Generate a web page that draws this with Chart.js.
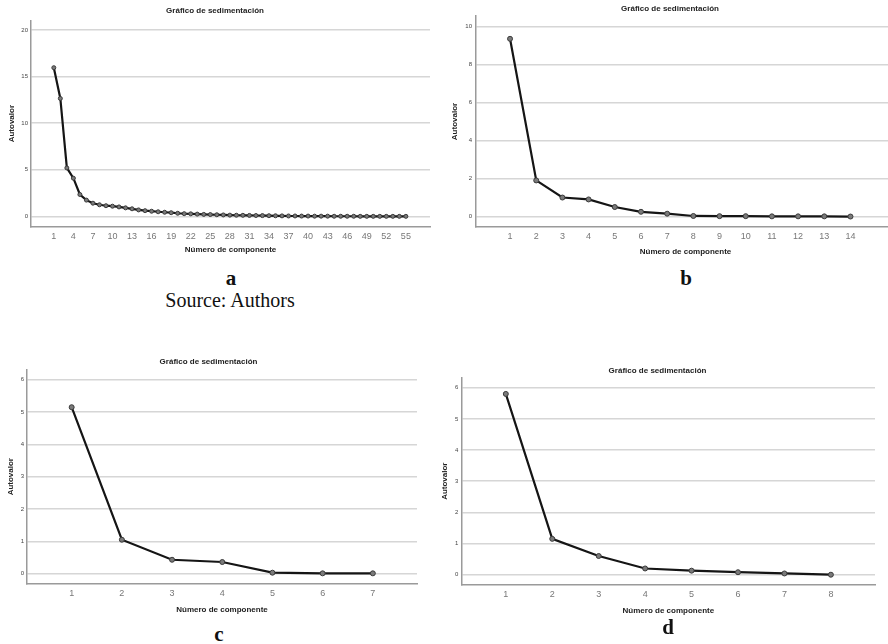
<!DOCTYPE html>
<html>
<head>
<meta charset="utf-8">
<script src="https://cdn.jsdelivr.net/npm/chart.js@4.4.1/dist/chart.umd.min.js"></script>
<style>
  html, body { margin: 0; padding: 0; background: #fff; overflow: hidden; }
  body { width: 888px; height: 644px; position: relative; }
  .panel { position: absolute; }
  .lbl { position: absolute; font-family: 'Liberation Serif', 'Times New Roman', serif; color: #111; transform: translate(-50%, -50%); white-space: nowrap; }
  .lbl.b { font-weight: bold; font-size: 21px; }
  .lbl.src { font-size: 20px; }
</style>
</head>
<body>
<div class="panel" style="left:0px;top:0px;width:440px;height:262px"><canvas id="chartA"></canvas></div>
<div class="panel" style="left:440px;top:0px;width:460px;height:262px"><canvas id="chartB"></canvas></div>
<div class="panel" style="left:0px;top:350px;width:440px;height:270px"><canvas id="chartC"></canvas></div>
<div class="panel" style="left:440px;top:350px;width:448px;height:270px"><canvas id="chartD"></canvas></div>

<div class="lbl b" style="left:231px;top:278px">a</div>
<div class="lbl b" style="left:686px;top:278px">b</div>
<div class="lbl src" style="left:230px;top:300px">Source: Authors</div>
<div class="lbl b" style="left:219px;top:634px">c</div>
<div class="lbl b" style="left:668px;top:627px">d</div>

<script>
// panel a: 55 components
const compA = [1,2,3,4,5,6,7,8,9,10,11,12,13,14,15,16,17,18,19,20,21,22,23,24,25,26,27,28,29,30,
               31,32,33,34,35,36,37,38,39,40,41,42,43,44,45,46,47,48,49,50,51,52,53,54,55];
const eigenA = [15.95, 12.65, 5.2, 4.1, 2.35, 1.75, 1.42, 1.25, 1.15, 1.1, 1.02, 0.92, 0.82, 0.7, 0.62,
                0.56, 0.5, 0.45, 0.4, 0.34, 0.3, 0.28, 0.25, 0.22, 0.2, 0.18, 0.16, 0.14, 0.13, 0.12,
                0.11, 0.1, 0.09, 0.08, 0.07, 0.06, 0.05, 0.05, 0.04, 0.04, 0.03, 0.03, 0.03, 0.02, 0.02,
                0.02, 0.02, 0.01, 0.01, 0.01, 0.01, 0.01, 0.01, 0.01, 0.01];
const xTicksA = [1,4,7,10,13,16,19,22,25,28,31,34,37,40,43,46,49,52,55];
const yTicksA = [0,5,10,15,20];

// panel b: 14 components
const compB = [1,2,3,4,5,6,7,8,9,10,11,12,13,14];
const eigenB = [9.35, 1.9, 1.0, 0.9, 0.5, 0.25, 0.15, 0.03, 0.02, 0.02, 0.01, 0.01, 0.01, 0.0];
const xTicksB = [1,2,3,4,5,6,7,8,9,10,11,12,13,14];
const yTicksB = [0,2,4,6,8,10];

// panel c: 7 components
const compC = [1,2,3,4,5,6,7];
const eigenC = [5.15, 1.05, 0.43, 0.36, 0.03, 0.01, 0.01];
const xTicksC = [1,2,3,4,5,6,7];
const yTicksC = [0,1,2,3,4,5,6];

// panel d: 8 components
const compD = [1,2,3,4,5,6,7,8];
const eigenD = [5.8, 1.15, 0.6, 0.2, 0.13, 0.08, 0.04, 0.0];
const xTicksD = [1,2,3,4,5,6,7,8];
const yTicksD = [0,1,2,3,4,5,6];

const FONT = "'Liberation Sans', Arial, sans-serif";

function renderScree(canvasId, comps, values, xTicks, yTicks, cfg) {
    const ctx = document.getElementById(canvasId).getContext('2d');
    return new Chart(ctx, {
        type: 'line',
        data: {
            datasets: [{
                data: comps.map((c, i) => ({ x: c, y: values[i] })),
                borderColor: '#151515',
                borderWidth: 2.2,
                pointBackgroundColor: '#7a7a7a',
                pointBorderColor: '#3a3a3a',
                pointBorderWidth: 1,
                pointRadius: cfg.pointRadius,
                tension: 0
            }]
        },
        options: {
            responsive: true,
            maintainAspectRatio: false,
            animation: false,
            layout: { padding: cfg.padding },
            plugins: {
                legend: { display: false },
                tooltip: { enabled: false },
                title: {
                    display: true,
                    text: 'Gráfico de sedimentación',
                    color: '#222',
                    font: { family: FONT, size: 8, weight: 'bold', lineHeight: 1.2 },
                    padding: cfg.titlePad
                }
            },
            scales: {
                x: {
                    type: 'linear',
                    min: cfg.xMin,
                    max: cfg.xMax,
                    afterBuildTicks: s => { s.ticks = xTicks.map(v => ({ value: v })); },
                    afterFit: s => { s.height = cfg.xHeight; },
                    grid: { display: false, drawTicks: false },
                    border: { display: true, color: '#9a9a9a', width: 1.5 },
                    ticks: { color: '#777', padding: cfg.xTickPad, maxRotation: 0, autoSkip: false,
                             font: { family: FONT, size: cfg.xTickSize } },
                    title: {
                        display: true,
                        text: 'Número de componente',
                        color: '#222',
                        font: { family: FONT, size: 8, weight: 'bold', lineHeight: 1.2 },
                        padding: { top: 0, bottom: cfg.xTitlePad }
                    }
                },
                y: {
                    min: cfg.yMin,
                    max: cfg.yMax,
                    afterBuildTicks: s => { s.ticks = yTicks.map(v => ({ value: v })); },
                    afterFit: s => { s.width = cfg.yWidth; },
                    grid: { color: '#d6d6d6', lineWidth: 1.5, drawTicks: false },
                    border: { display: true, color: '#9a9a9a', width: 1.5 },
                    ticks: { color: '#444', padding: cfg.yTickPad, font: { family: FONT, size: 6 } },
                    title: {
                        display: true,
                        text: 'Autovalor',
                        color: '#222',
                        font: { family: FONT, size: 8, weight: 'bold', lineHeight: 1.2 },
                        padding: { top: cfg.yTitlePad, bottom: 0 }
                    }
                }
            }
        }
    });
}

renderScree('chartA', compA, eigenA, xTicksA, yTicksA, {
    pointRadius: 2, padding: { left: 0, right: 10, top: 0, bottom: 0 },
    titlePad: { top: 6, bottom: 5 }, xMin: -2.5, xMax: 58.7, xHeight: 35.3, xTickPad: 4, xTickSize: 9,
    xTitlePad: 7, yMin: -1.1, yMax: 21, yWidth: 31, yTickPad: 3, yTitlePad: 7
});
renderScree('chartB', compB, eigenB, xTicksB, yTicksB, {
    pointRadius: 2.5, padding: { left: 0, right: 0, top: 0, bottom: 0 },
    titlePad: { top: 4, bottom: 2.4 }, xMin: -0.3, xMax: 15.7, xHeight: 35, xTickPad: 4, xTickSize: 9,
    xTitlePad: 5, yMin: -0.55, yMax: 10.55, yWidth: 36, yTickPad: 4, yTitlePad: 10
});
renderScree('chartC', compC, eigenC, xTicksC, yTicksC, {
    pointRadius: 2.5, padding: { left: 0, right: 23, top: 0, bottom: 0 },
    titlePad: { top: 7, bottom: 2.8 }, xMin: 0.11, xMax: 7.88, xHeight: 36, xTickPad: 4, xTickSize: 9,
    xTitlePad: 5, yMin: -0.32, yMax: 6.32, yWidth: 27, yTickPad: 3, yTitlePad: 6
});
renderScree('chartD', compD, eigenD, xTicksD, yTicksD, {
    pointRadius: 2.5, padding: { left: 0, right: 13, top: 0, bottom: 0 },
    titlePad: { top: 16, bottom: 1.8 }, xMin: 0.05, xMax: 8.95, xHeight: 35, xTickPad: 4, xTickSize: 9,
    xTitlePad: 4, yMin: -0.33, yMax: 6.33, yWidth: 21.7, yTickPad: 3.4, yTitlePad: 0
});
</script>
</body>
</html>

◇ ◇ ◇ ◇ ◇ ◇ ◇

**DIRECTION**. Return the whole listing, word for word, and leave out every picture.

**FULL OUTPUT**.
Generate a web page that draws this with Chart.js.
<!DOCTYPE html>
<html>
<head>
<meta charset="utf-8">
<script src="https://cdn.jsdelivr.net/npm/chart.js@4.4.1/dist/chart.umd.min.js"></script>
<style>
  html, body { margin: 0; padding: 0; background: #fff; overflow: hidden; }
  body { width: 888px; height: 644px; position: relative; }
  .panel { position: absolute; }
  .lbl { position: absolute; font-family: 'Liberation Serif', 'Times New Roman', serif; color: #111; transform: translate(-50%, -50%); white-space: nowrap; }
  .lbl.b { font-weight: bold; font-size: 21px; }
  .lbl.src { font-size: 20px; }
</style>
</head>
<body>
<div class="panel" style="left:0px;top:0px;width:440px;height:262px"><canvas id="chartA"></canvas></div>
<div class="panel" style="left:440px;top:0px;width:460px;height:262px"><canvas id="chartB"></canvas></div>
<div class="panel" style="left:0px;top:350px;width:440px;height:270px"><canvas id="chartC"></canvas></div>
<div class="panel" style="left:440px;top:350px;width:448px;height:270px"><canvas id="chartD"></canvas></div>

<div class="lbl b" style="left:231px;top:278px">a</div>
<div class="lbl b" style="left:686px;top:278px">b</div>
<div class="lbl src" style="left:230px;top:300px">Source: Authors</div>
<div class="lbl b" style="left:219px;top:634px">c</div>
<div class="lbl b" style="left:668px;top:627px">d</div>

<script>
// panel a: 55 components
const compA = [1,2,3,4,5,6,7,8,9,10,11,12,13,14,15,16,17,18,19,20,21,22,23,24,25,26,27,28,29,30,
               31,32,33,34,35,36,37,38,39,40,41,42,43,44,45,46,47,48,49,50,51,52,53,54,55];
const eigenA = [15.95, 12.65, 5.2, 4.1, 2.35, 1.75, 1.42, 1.25, 1.15, 1.1, 1.02, 0.92, 0.82, 0.7, 0.62,
                0.56, 0.5, 0.45, 0.4, 0.34, 0.3, 0.28, 0.25, 0.22, 0.2, 0.18, 0.16, 0.14, 0.13, 0.12,
                0.11, 0.1, 0.09, 0.08, 0.07, 0.06, 0.05, 0.05, 0.04, 0.04, 0.03, 0.03, 0.03, 0.02, 0.02,
                0.02, 0.02, 0.01, 0.01, 0.01, 0.01, 0.01, 0.01, 0.01, 0.01];
const xTicksA = [1,4,7,10,13,16,19,22,25,28,31,34,37,40,43,46,49,52,55];
const yTicksA = [0,5,10,15,20];

// panel b: 14 components
const compB = [1,2,3,4,5,6,7,8,9,10,11,12,13,14];
const eigenB = [9.35, 1.9, 1.0, 0.9, 0.5, 0.25, 0.15, 0.03, 0.02, 0.02, 0.01, 0.01, 0.01, 0.0];
const xTicksB = [1,2,3,4,5,6,7,8,9,10,11,12,13,14];
const yTicksB = [0,2,4,6,8,10];

// panel c: 7 components
const compC = [1,2,3,4,5,6,7];
const eigenC = [5.15, 1.05, 0.43, 0.36, 0.03, 0.01, 0.01];
const xTicksC = [1,2,3,4,5,6,7];
const yTicksC = [0,1,2,3,4,5,6];

// panel d: 8 components
const compD = [1,2,3,4,5,6,7,8];
const eigenD = [5.8, 1.15, 0.6, 0.2, 0.13, 0.08, 0.04, 0.0];
const xTicksD = [1,2,3,4,5,6,7,8];
const yTicksD = [0,1,2,3,4,5,6];

const FONT = "'Liberation Sans', Arial, sans-serif";

function renderScree(canvasId, comps, values, xTicks, yTicks, cfg) {
    const ctx = document.getElementById(canvasId).getContext('2d');
    return new Chart(ctx, {
        type: 'line',
        data: {
            datasets: [{
                data: comps.map((c, i) => ({ x: c, y: values[i] })),
                borderColor: '#151515',
                borderWidth: 2.2,
                pointBackgroundColor: '#7a7a7a',
                pointBorderColor: '#3a3a3a',
                pointBorderWidth: 1,
                pointRadius: cfg.pointRadius,
                tension: 0
            }]
        },
        options: {
            responsive: true,
            maintainAspectRatio: false,
            animation: false,
            layout: { padding: cfg.padding },
            plugins: {
                legend: { display: false },
                tooltip: { enabled: false },
                title: {
                    display: true,
                    text: 'Gráfico de sedimentación',
                    color: '#222',
                    font: { family: FONT, size: 8, weight: 'bold', lineHeight: 1.2 },
                    padding: cfg.titlePad
                }
            },
            scales: {
                x: {
                    type: 'linear',
                    min: cfg.xMin,
                    max: cfg.xMax,
                    afterBuildTicks: s => { s.ticks = xTicks.map(v => ({ value: v })); },
                    afterFit: s => { s.height = cfg.xHeight; },
                    grid: { display: false, drawTicks: false },
                    border: { display: true, color: '#9a9a9a', width: 1.5 },
                    ticks: { color: '#777', padding: cfg.xTickPad, maxRotation: 0, autoSkip: false,
                             font: { family: FONT, size: cfg.xTickSize } },
                    title: {
                        display: true,
                        text: 'Número de componente',
                        color: '#222',
                        font: { family: FONT, size: 8, weight: 'bold', lineHeight: 1.2 },
                        padding: { top: 0, bottom: cfg.xTitlePad }
                    }
                },
                y: {
                    min: cfg.yMin,
                    max: cfg.yMax,
                    afterBuildTicks: s => { s.ticks = yTicks.map(v => ({ value: v })); },
                    afterFit: s => { s.width = cfg.yWidth; },
                    grid: { color: '#d6d6d6', lineWidth: 1.5, drawTicks: false },
                    border: { display: true, color: '#9a9a9a', width: 1.5 },
                    ticks: { color: '#444', padding: cfg.yTickPad, font: { family: FONT, size: 6 } },
                    title: {
                        display: true,
                        text: 'Autovalor',
                        color: '#222',
                        font: { family: FONT, size: 8, weight: 'bold', lineHeight: 1.2 },
                        padding: { top: cfg.yTitlePad, bottom: 0 }
                    }
                }
            }
        }
    });
}

renderScree('chartA', compA, eigenA, xTicksA, yTicksA, {
    pointRadius: 2, padding: { left: 0, right: 10, top: 0, bottom: 0 },
    titlePad: { top: 6, bottom: 5 }, xMin: -2.5, xMax: 58.7, xHeight: 35.3, xTickPad: 4, xTickSize: 9,
    xTitlePad: 7, yMin: -1.1, yMax: 21, yWidth: 31, yTickPad: 3, yTitlePad: 7
});
renderScree('chartB', compB, eigenB, xTicksB, yTicksB, {
    pointRadius: 2.5, padding: { left: 0, right: 0, top: 0, bottom: 0 },
    titlePad: { top: 4, bottom: 2.4 }, xMin: -0.3, xMax: 15.7, xHeight: 35, xTickPad: 4, xTickSize: 9,
    xTitlePad: 5, yMin: -0.55, yMax: 10.55, yWidth: 36, yTickPad: 4, yTitlePad: 10
});
renderScree('chartC', compC, eigenC, xTicksC, yTicksC, {
    pointRadius: 2.5, padding: { left: 0, right: 23, top: 0, bottom: 0 },
    titlePad: { top: 7, bottom: 2.8 }, xMin: 0.11, xMax: 7.88, xHeight: 36, xTickPad: 4, xTickSize: 9,
    xTitlePad: 5, yMin: -0.32, yMax: 6.32, yWidth: 27, yTickPad: 3, yTitlePad: 6
});
renderScree('chartD', compD, eigenD, xTicksD, yTicksD, {
    pointRadius: 2.5, padding: { left: 0, right: 13, top: 0, bottom: 0 },
    titlePad: { top: 16, bottom: 1.8 }, xMin: 0.05, xMax: 8.95, xHeight: 35, xTickPad: 4, xTickSize: 9,
    xTitlePad: 4, yMin: -0.33, yMax: 6.33, yWidth: 21.7, yTickPad: 3.4, yTitlePad: 0
});
</script>
</body>
</html>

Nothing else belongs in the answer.